New Opportunities to Help You Invest in Saving Energy
Posted September 20, 2013 in Solving Global Warming
Do you want to upgrade your home or business to save energy but struggle with the upfront cost? Relief may be closer than you think since the California Public Utilities Commission approved several pilot programs yesterday that could help customers use (and pay for) less energy while getting the same services, like light and heat.
The commission’s decision on energy efficiency financing pilots is part of the 2013-2014 “transition period” where Commissioner Mark Ferron (the lead commissioner on energy efficiency) challenged stakeholders and utilities to experiment with new approaches that would save more energy, reduce pollution, and lower energy costs for customers. Since financing support is one of the many ways to help customers save energy, the commission approved almost $70 million for the utilities and local government networks to carry out pilot financing programs.

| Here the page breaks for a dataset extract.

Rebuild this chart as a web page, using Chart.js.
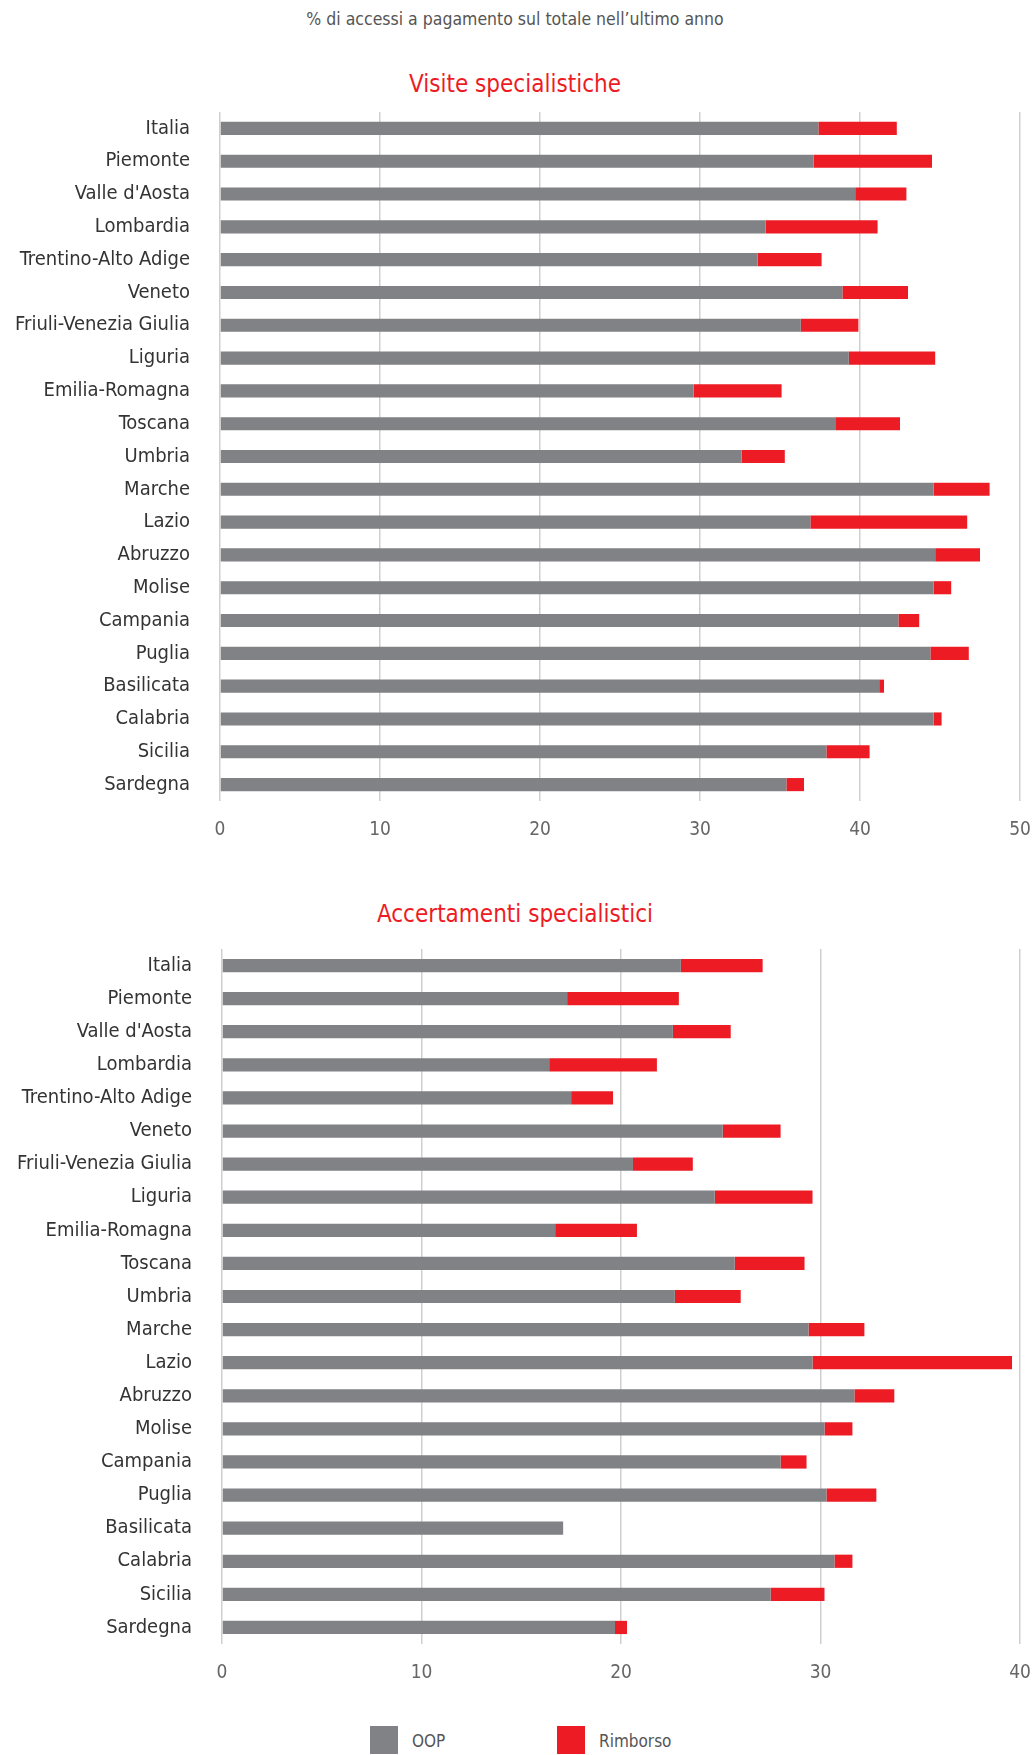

The commission also previously approved nearly $100 million to continue the successful “on-bill financing” program that offers direct loans for building efficiency improvements – such as advanced lighting controls and high-efficiency chillers - at a zero percent interest rate to commercial, institutional, and local government customers. These loans are funded in a similar manner to other efficiency programs (i.e., with funds collected through customer bills versus private capital) and are considered “revolving” as new loans can be made as previous loans are paid back via the utility bill.
What’s new for California?
In today’s decision, the commission approved a number of new efficiency financing pilot programs for all building types, to be facilitated by the state’s Treasury Office. We strongly support the commission’s effort to experiment with new ways to leverage private capital and capture energy savings, especially those program strategies that better reach the often-underserved low and moderate income, multi-family, affordable housing, and small business customers.
The pilot program loans can be used for any of the numerous energy efficient products or services included in the commission-approved efficiency programs (although you don’t have to participate in an efficiency program to be eligible for a loan). If you are a customer of a private utility (like PG&E) you will likely be able to check out the offerings on your utility’s webpage early next year.
The new residential pilot programs will:
- Provide loans for single-family home efficiency improvements and reserve one-third of the residential loan funds for low and moderate income customers;
- Allow residential customers to pay back the loan through a line item on their utility bill (instead of through a traditional separate monthly loan payment);
- Reach the multifamily sector by offering lenders the ability to make loans to owners of multifamily buildings that could be repaid on the master utility bill;
- Offer lenders a “credit enhancement” (which means the program would cover some portion of an unpaid loan in the event the borrower defaults) to entice lenders to make home improvement loans for eligible efficiency measures.
The new non-residential pilot programs will:
- Offer credit enhancements to entice lenders to make loans to small businesses for efficiency upgrades and for equipment leasing;
- Offer commercial customers of all sizes the ability to repay a loan funded by a non-utility entity through the utility bill in the hope of enticing lenders to make such loans to fund efficiency improvements.
How do we continue to scale-up efficiency?
Trying new financing strategies is a great way to give customers additional opportunities to invest in efficiency. However, financing is only one of many tools in the toolbox to increase efficiency achievements. The success of financing programs will depend in part on customer demand for more efficient services and buildings (meaning if some customers have reasons other than financing for not improving the efficiency of their buildings, the pilot programs won’t help them).
Therefore, we strongly support the Commission in continuing the various complementary programs to drive more efficiency upgrades and advance the market for more efficient products. Programs that incentivize design and construction of highly efficient new buildings, ensure customers see the most efficient option on the shelf at competitive prices, and train the growing workforce to ensure quality energy efficiency installation all support a growing efficiency industry and encourage customer action to reduce energy use.
Where to next?
We look forward to seeing how these new financing pilot programs could be expanded as concepts are “proven out.” We also expect these pilots will help determine how best to recruit private lenders to support scaling-up of efficiency. In the meantime, we hope to work with the Commission, stakeholders, and building owners to continue to strengthen the current successful programs (such as on-bill financing), while learning lessons from the approved innovative pilots.
These and other efficiency policies and programs have saved customers billions of dollars since the 1970s and helped reduce household electricity bills to 25 percent below the national average while avoiding the need for 30 large polluting power plants. Leveraging private funding to increase participation in traditional programs and support customers to reach even deeper energy savings will help all customers lower energy costs, reduce pollution, and support job growth in the local economy.